Tula es una trabajadora del hogar, soltera y madre de dos niños pequeños. Vive en un desmonte más allá de Xochimilco. Para presentarse a su trabajo tiene que abordar tres medios de transporte cubriendo un trayecto de dos horas de ida y otras dos de vuelta. Se levanta a las 4:30 de la madrugada para poder presentarse entre 7:30 y 8:00; sale a las 16:00, para llegar a su casa alrededor de las 18:30. La madre de Tula, una señora de edad, se hace cargo de sus nietos durante la ausencia de su hija. No siempre puede atenderlos como es debido porque padece problemas de artritis que impiden su movilidad. A Tula, en los últimos cinco meses le han asaltados tres veces. Las dos primeras en el pesero cuya consecuencia fue el despido laboral al llegar tarde de manera reiterada a su trabajo. La última, más reciente, en una calle cercana a su colonia. Tula gana al día 300 pesos, toda vez que no puede quedarse la jornada completa. Gasta cada día en transporte unos 60 pesos, alrededor del 15% del salario diario. Vive con miedo no ya a los asaltos sino a perder otra vez el puesto de trabajo, al que se le suma el temor por sus hijos y por su madre impedida. Tula vive con miedo y trabaja atemorizada. Ante la posibilidad muy real de sufrir nueva violencia en la calle, tiene que aguantarse la incertidumbre en el momento de entrar a su casa. Tiene un teléfono celular que no usa desde hace tiempo porque no puede pagarlo o, porque pagarlo, implica que su familia se privará de algo más necesario.

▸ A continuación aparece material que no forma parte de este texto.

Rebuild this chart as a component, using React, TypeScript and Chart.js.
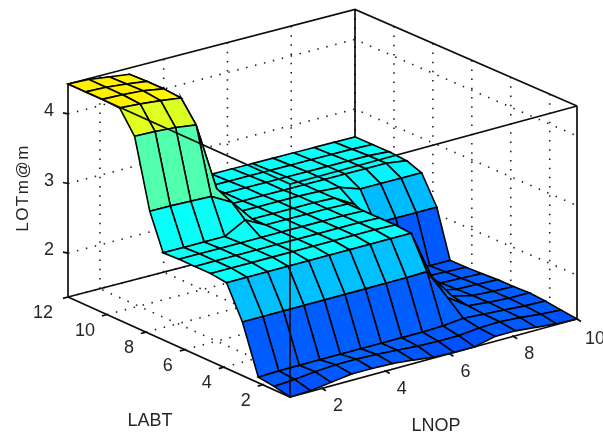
import React, { useEffect, useRef } from "react";
import { Chart, registerables } from "chart.js";

Chart.register(...registerables);

// Grid of the surface
const lnopGrid = [1, 1.643, 2.286, 2.929, 3.571, 4.214, 4.857, 5.5, 6.143, 6.786, 7.429, 8.071, 8.714, 9.357, 10];
const labtGrid = [0.6, 1.414, 2.229, 3.043, 3.857, 4.671, 5.486, 6.3, 7.114, 7.8, 8.58, 9.35, 10.25, 11.1, 12];

// LOTm@m per LABT row (one value per LNOP grid point)
const row00 = [1.37, 1.38, 1.42, 1.46, 1.46, 1.45, 1.42, 1.38, 1.37, 1.37, 1.44, 1.44, 1.41, 1.38, 1.37];
const row01 = [1.42, 1.44, 1.47, 1.49, 1.49, 1.48, 1.46, 1.44, 1.43, 1.43, 1.46, 1.47, 1.45, 1.42, 1.40];
const row02 = [1.45, 1.46, 1.46, 1.46, 1.46, 1.46, 1.46, 1.46, 1.46, 1.47, 1.50, 1.48, 1.46, 1.44, 1.43];
const row03 = [2.14, 2.14, 2.14, 2.14, 2.14, 2.14, 2.14, 2.14, 2.14, 2.15, 1.70, 1.50, 1.47, 1.45, 1.45];
const row04 = [2.60, 2.60, 2.60, 2.60, 2.60, 2.60, 2.60, 2.60, 2.60, 2.60, 1.90, 1.54, 1.47, 1.45, 1.44];
const row05 = [2.63, 2.63, 2.63, 2.63, 2.63, 2.63, 2.63, 2.63, 2.63, 2.62, 2.05, 1.52, 1.46, 1.45, 1.44];
const row06 = [2.63, 2.63, 2.63, 2.63, 2.63, 2.63, 2.63, 2.63, 2.63, 2.62, 2.15, 1.50, 1.45, 1.44, 1.43];
const row07 = [2.63, 2.63, 2.63, 2.63, 2.63, 2.63, 2.63, 2.63, 2.63, 2.62, 2.20, 1.50, 1.44, 1.43, 1.42];
const row08 = [2.62, 2.62, 2.62, 2.62, 2.78, 2.63, 2.63, 2.63, 2.63, 2.62, 2.30, 1.45, 1.43, 1.42, 1.42];
const row09 = [3.13, 3.13, 3.12, 3.11, 2.95, 2.63, 2.63, 2.63, 2.63, 2.62, 2.45, 2.10, 2.10, 2.10, 2.10];
const row10 = [4.11, 4.10, 4.08, 4.04, 3.05, 2.63, 2.63, 2.63, 2.63, 2.62, 2.60, 2.50, 2.50, 2.50, 2.50];
const row11 = [4.42, 4.40, 4.37, 4.33, 3.10, 2.62, 2.62, 2.62, 2.62, 2.62, 2.62, 2.62, 2.62, 2.62, 2.58];
const row12 = [4.43, 4.42, 4.40, 4.35, 3.10, 2.62, 2.62, 2.62, 2.62, 2.62, 2.62, 2.62, 2.62, 2.62, 2.60];
const row13 = [4.43, 4.42, 4.39, 4.35, 3.10, 2.61, 2.61, 2.61, 2.61, 2.61, 2.61, 2.61, 2.61, 2.61, 2.60];
const row14 = [4.43, 4.42, 4.38, 4.34, 3.10, 2.60, 2.60, 2.60, 2.60, 2.60, 2.60, 2.60, 2.60, 2.60, 2.60];
const zRows = [row00, row01, row02, row03, row04, row05, row06, row07, row08, row09, row10, row11, row12, row13, row14];

// Axis ranges and ticks
const lnopRange = [1, 10];
const labtRange = [0.6, 12];
const zRange = [1.37, 4.43];
const lnopTicks = [2, 4, 6, 8, 10];
const labtTicks = [2, 4, 6, 8, 10, 12];
const zTicks = [2, 3, 4];

type P = { x: number; y: number };

// Orthographic-like view of the 3-D box on to the picture plane
function project(l: number, a: number, z: number): P {
  const u = (l - lnopRange[0]) / (lnopRange[1] - lnopRange[0]);
  const v = (a - labtRange[0]) / (labtRange[1] - labtRange[0]);
  const w = (z - zRange[0]) / (zRange[1] - zRange[0]);
  return {
    x: 290 + 287 * u - 222 * v,
    y: 397 - 78 * u - 100 * v + 3.5 * u * v - 213 * w,
  };
}

function jet(z: number): string {
  const t = z / 7 + 0.008;
  const c = (d: number) => Math.round(255 * Math.max(0, Math.min(1, 1.5 - Math.abs(4 * t - d))));
  return `rgb(${c(3)},${c(2)},${c(1)})`;
}

function lineDs(points: P[], opts: any) {
  return { data: points, showLine: true, pointRadius: 0, fill: false, tension: 0, ...opts };
}

function buildDatasets() {
  const out: any[] = [];
  const [l0, l1] = lnopRange;
  const [a0, a1] = labtRange;
  const [z0, z1] = zRange;
  const solid = { borderColor: "#0d0d0d", borderWidth: 1.7 };
  const dotted = { borderColor: "#222222", borderWidth: 1.6, borderDash: [1.5, 7.7] };

  // Front edges of the box, above the surface
  out.push(lineDs([project(l0, a1, z1), project(l0, a0, z1), project(l1, a0, z1)], solid));
  out.push(lineDs([project(l0, a0, z0), project(l0, a0, z1)], solid));

  // Axis lines and tick marks
  out.push(lineDs([project(l0, a1, z0), project(l0, a0, z0), project(l1, a0, z0)], solid));
  lnopTicks.forEach((t) => {
    const p = project(t, a0, z0);
    out.push(lineDs([p, { x: p.x + 4, y: p.y + 2.5 }], solid));
  });
  labtTicks.forEach((t) => {
    const p = project(l0, t, z0);
    out.push(lineDs([p, { x: p.x - 5, y: p.y + 1.4 }], solid));
  });
  zTicks.forEach((t) => {
    const p = project(l0, a1, t);
    out.push(lineDs([p, { x: p.x - 5, y: p.y - 1 }], solid));
  });

  // Surface patches, nearest first (the first dataset is painted last)
  for (let j = 0; j < labtGrid.length - 1; j++) {
    for (let i = 0; i < lnopGrid.length - 1; i++) {
      const a = project(lnopGrid[i], labtGrid[j], zRows[j][i]);
      const b = project(lnopGrid[i + 1], labtGrid[j], zRows[j][i + 1]);
      const c = project(lnopGrid[i + 1], labtGrid[j + 1], zRows[j + 1][i + 1]);
      const d = project(lnopGrid[i], labtGrid[j + 1], zRows[j + 1][i]);
      out.push(
        lineDs([a, b, c, d, a], {
          fill: "shape",
          backgroundColor: jet(zRows[j][i]),
          borderColor: "#000000",
          borderWidth: 1.6,
        }),
      );
    }
  }

  // Back edges of the box
  out.push(lineDs([project(l0, a1, z0), project(l1, a1, z0), project(l1, a0, z0)], solid));
  out.push(lineDs([project(l0, a1, z1), project(l1, a1, z1), project(l1, a0, z1)], solid));
  out.push(lineDs([project(l0, a1, z0), project(l0, a1, z1)], solid));
  out.push(lineDs([project(l1, a1, z0), project(l1, a1, z1)], solid));
  out.push(lineDs([project(l1, a0, z0), project(l1, a0, z1)], solid));

  // Dotted grid on the two back walls and the floor
  lnopTicks.forEach((t) => {
    out.push(lineDs([project(t, a1, z0), project(t, a1, z1)], dotted));
    out.push(lineDs([project(t, a0, z0), project(t, a1, z0)], dotted));
  });
  labtTicks.forEach((t) => {
    out.push(lineDs([project(l1, t, z0), project(l1, t, z1)], dotted));
    out.push(lineDs([project(l0, t, z0), project(l1, t, z0)], dotted));
  });
  zTicks.forEach((t) => {
    out.push(lineDs([project(l0, a1, t), project(l1, a1, t), project(l1, a0, t)], dotted));
  });
  return out;
}

const textPlugin = {
  id: "axisText",
  afterDraw(chart: any) {
    const ctx = chart.ctx;
    ctx.save();
    ctx.fillStyle = "#262626";
    ctx.textAlign = "center";
    ctx.textBaseline = "middle";
    ctx.font = '18px "Liberation Sans"';
    lnopTicks.forEach((t) => {
      const p = project(t, labtRange[0], zRange[0]);
      ctx.fillText(String(t), p.x + (t === 10 ? 18 : 16), p.y + (t === 10 ? 20 : 18));
    });
    labtTicks.forEach((t) => {
      const p = project(lnopRange[0], t, zRange[0]);
      ctx.fillText(String(t), p.x + (t === 12 ? -25 : t === 10 ? -22 : -17), p.y + 16);
    });
    zTicks.forEach((t) => {
      const p = project(lnopRange[0], labtRange[1], t);
      ctx.fillText(String(t), 49, p.y - 3);
    });
    ctx.font = '18px "Liberation Sans"';
    ctx.fillText("LABT", 150, 421);
    ctx.fillText("LNOP", 436, 426);
    ctx.save();
    ctx.translate(23, 188);
    ctx.rotate(-Math.PI / 2);
    ctx.font = '17px "Liberation Sans"';
    (ctx as any).letterSpacing = "1.5px";
    ctx.fillText("LOTm@m", 0, 0);
    ctx.restore();
    ctx.restore();
  },
};

export default function App() {
  const ref = useRef<HTMLCanvasElement | null>(null);
  useEffect(() => {
    if (!ref.current) return;
    const chart = new Chart(ref.current, {
      type: "scatter",
      data: { datasets: buildDatasets() },
      options: {
        animation: false,
        responsive: false,
        devicePixelRatio: 1,
        layout: { padding: 0 },
        plugins: { legend: { display: false }, tooltip: { enabled: false }, title: { display: false } },
        scales: {
          x: { type: "linear", min: 0, max: 603, display: false },
          y: { type: "linear", min: 0, max: 435, reverse: true, display: false },
        },
      },
      plugins: [textPlugin],
    } as any);
    return () => chart.destroy();
  }, []);
  return (
    <div style={{ position: "fixed", left: 0, top: 0, width: 603, height: 435, background: "#fff" }}>
      <canvas ref={ref} width={603} height={435} style={{ display: "block", filter: "blur(0.5px)" }} />
    </div>
  );
}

Esta historia no es excepcional. La viven muchos mexicanos en muchos lugares de la República. Si las estancias infantiles estuvieran en funcionamiento, Tula no sufriría ni por sus hijos ni por su madre. De momento, además, no ha recibido las famosas ayudas a las que se había comprometido el Gobierno Federal que algo pueden paliar su situación. Tampoco es responsable del miedo que le atenaza cada vez que se sube a un medio de transporte público o transita por la calle. De ninguna de estas circunstancias es responsable Tula, pero las padece ante la indiferencia de los responsables, el Gobierno de la CDMX, que curiosamente no las sufren.

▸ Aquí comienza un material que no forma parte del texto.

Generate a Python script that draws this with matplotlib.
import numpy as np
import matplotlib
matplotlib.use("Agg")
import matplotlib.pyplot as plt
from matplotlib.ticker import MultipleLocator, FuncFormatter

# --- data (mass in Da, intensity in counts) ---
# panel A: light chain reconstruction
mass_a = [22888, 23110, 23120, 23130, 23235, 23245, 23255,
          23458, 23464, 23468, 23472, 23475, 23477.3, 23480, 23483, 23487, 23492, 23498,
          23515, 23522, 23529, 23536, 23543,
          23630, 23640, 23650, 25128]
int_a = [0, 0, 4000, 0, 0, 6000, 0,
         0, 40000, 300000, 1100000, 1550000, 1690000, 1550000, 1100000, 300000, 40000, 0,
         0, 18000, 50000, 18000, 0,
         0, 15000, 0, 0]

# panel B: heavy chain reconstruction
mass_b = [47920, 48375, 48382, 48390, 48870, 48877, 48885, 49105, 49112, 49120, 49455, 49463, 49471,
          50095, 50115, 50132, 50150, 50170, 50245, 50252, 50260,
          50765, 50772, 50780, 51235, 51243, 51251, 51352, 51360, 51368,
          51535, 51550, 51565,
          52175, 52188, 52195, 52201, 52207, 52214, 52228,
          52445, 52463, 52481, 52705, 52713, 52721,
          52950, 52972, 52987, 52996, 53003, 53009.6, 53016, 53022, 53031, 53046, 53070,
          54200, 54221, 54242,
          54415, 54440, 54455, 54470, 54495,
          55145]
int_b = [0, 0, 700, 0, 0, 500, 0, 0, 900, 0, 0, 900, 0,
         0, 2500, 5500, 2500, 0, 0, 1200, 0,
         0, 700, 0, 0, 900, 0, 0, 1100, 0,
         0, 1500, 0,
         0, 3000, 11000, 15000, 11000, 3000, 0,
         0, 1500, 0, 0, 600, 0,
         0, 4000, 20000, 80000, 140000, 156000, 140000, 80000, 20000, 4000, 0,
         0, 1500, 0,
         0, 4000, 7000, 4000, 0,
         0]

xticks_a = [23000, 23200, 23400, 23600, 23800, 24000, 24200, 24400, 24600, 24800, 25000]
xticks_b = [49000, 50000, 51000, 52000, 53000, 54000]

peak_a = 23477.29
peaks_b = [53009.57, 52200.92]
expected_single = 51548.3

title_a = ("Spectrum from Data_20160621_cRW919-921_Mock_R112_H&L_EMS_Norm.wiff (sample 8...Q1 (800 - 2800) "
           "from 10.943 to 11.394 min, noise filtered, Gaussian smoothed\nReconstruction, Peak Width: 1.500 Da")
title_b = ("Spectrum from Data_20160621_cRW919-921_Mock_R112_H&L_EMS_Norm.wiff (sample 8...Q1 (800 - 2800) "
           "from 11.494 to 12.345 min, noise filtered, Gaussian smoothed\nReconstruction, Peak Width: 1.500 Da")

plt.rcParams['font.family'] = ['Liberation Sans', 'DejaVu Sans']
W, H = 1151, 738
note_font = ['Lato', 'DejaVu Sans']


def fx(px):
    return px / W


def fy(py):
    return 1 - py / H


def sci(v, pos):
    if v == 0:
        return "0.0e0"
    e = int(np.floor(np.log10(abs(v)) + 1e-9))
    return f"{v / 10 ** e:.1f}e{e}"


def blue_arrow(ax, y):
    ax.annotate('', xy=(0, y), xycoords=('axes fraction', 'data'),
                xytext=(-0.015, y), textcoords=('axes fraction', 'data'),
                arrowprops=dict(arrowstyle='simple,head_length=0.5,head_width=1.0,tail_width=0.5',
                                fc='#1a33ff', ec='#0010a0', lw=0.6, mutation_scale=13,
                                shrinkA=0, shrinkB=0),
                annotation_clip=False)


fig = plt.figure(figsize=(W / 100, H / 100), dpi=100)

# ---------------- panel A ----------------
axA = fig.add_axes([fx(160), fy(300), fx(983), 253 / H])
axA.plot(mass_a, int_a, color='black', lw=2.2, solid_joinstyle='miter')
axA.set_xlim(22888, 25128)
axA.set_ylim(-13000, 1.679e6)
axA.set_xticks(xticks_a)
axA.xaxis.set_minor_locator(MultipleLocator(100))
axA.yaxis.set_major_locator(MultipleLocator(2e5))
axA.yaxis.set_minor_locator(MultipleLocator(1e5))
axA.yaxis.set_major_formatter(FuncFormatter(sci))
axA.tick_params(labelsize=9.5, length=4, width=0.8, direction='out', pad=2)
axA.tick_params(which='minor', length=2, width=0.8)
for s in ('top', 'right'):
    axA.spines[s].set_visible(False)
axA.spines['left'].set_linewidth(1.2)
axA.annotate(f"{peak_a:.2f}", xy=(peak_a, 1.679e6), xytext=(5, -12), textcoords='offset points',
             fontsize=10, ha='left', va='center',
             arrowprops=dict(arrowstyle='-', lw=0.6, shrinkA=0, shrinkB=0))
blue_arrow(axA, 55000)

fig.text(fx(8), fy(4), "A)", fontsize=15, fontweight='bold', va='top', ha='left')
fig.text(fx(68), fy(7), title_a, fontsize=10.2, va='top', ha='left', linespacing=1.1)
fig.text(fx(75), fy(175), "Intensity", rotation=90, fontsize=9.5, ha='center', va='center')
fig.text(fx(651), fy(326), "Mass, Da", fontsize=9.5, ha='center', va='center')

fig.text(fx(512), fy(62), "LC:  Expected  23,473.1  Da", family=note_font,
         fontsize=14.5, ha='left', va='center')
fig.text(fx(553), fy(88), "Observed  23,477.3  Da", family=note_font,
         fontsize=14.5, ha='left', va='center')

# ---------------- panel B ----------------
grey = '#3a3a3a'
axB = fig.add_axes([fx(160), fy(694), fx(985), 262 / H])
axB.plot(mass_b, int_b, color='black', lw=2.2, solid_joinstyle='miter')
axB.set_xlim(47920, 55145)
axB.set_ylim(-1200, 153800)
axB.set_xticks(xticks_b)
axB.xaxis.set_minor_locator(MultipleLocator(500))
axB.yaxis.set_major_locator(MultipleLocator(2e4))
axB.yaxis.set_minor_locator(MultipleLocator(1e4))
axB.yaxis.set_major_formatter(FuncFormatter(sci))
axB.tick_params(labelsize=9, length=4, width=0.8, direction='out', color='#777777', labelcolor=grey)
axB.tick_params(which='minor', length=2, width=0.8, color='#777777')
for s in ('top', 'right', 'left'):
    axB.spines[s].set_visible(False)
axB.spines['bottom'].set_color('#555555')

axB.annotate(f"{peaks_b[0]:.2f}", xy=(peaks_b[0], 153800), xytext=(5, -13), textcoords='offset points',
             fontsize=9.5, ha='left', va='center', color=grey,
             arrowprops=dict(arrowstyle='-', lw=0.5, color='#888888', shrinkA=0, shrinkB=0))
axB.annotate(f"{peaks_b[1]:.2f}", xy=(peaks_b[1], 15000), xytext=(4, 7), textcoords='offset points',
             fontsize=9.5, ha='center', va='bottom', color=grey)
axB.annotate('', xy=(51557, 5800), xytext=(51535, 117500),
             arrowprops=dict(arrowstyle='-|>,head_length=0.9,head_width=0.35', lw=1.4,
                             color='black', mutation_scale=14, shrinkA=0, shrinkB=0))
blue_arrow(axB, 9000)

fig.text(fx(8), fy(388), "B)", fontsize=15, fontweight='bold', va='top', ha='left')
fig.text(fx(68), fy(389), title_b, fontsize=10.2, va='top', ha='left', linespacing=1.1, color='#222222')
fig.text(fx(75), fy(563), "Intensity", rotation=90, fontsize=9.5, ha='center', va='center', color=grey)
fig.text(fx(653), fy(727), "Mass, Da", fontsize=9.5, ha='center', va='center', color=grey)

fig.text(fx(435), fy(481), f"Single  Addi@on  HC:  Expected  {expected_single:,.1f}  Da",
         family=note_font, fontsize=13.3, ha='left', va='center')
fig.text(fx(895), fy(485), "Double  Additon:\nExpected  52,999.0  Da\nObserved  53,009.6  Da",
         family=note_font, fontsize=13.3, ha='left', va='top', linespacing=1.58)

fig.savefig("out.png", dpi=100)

La existencia diaria se ha deteriorado a tal punto que lo cotidiano se ha vuelto excepcional: dirigirse tranquilamente al trabajo; no tener que cuidarse de quién anda delante, atrás y a los lados; quién se sienta o está parado en el Metrobús. Esta sensación de impotencia o de no saber a quién pedir ayuda es quizás lo más desgastante que experimenta Tula. Después del segundo asalto, recurrió a la delegación en que los policías no le prestaron ninguna atención. Es responsabilidad del gobierno capitalino garantizar la seguridad de sus ciudadanos, sin embargo no se ocupa en crear condiciones que permitan a Tula seguir con su trabajo, ni la atienden cuando denuncia la violencia de que ha sido objeto, ni encuentra comprensión de sus empleadores. Cuando llega a su casa, tampoco sus hijos son comprensivos con su larga ausencia, ni con la misma comida de todos los días; y su madre aprovecha su presencia para lamentarse. Tula está sola, completamente sola, aislada se diría. Para esta soledad no ha hecho nada, en todo caso nacer en donde ha nacido y vivir en donde vive. Mientras tanto, el Gobierno de la Ciudad de México promete planes y programas. Tula es joven, muy joven, pero está convencida de que su vida está cancelada.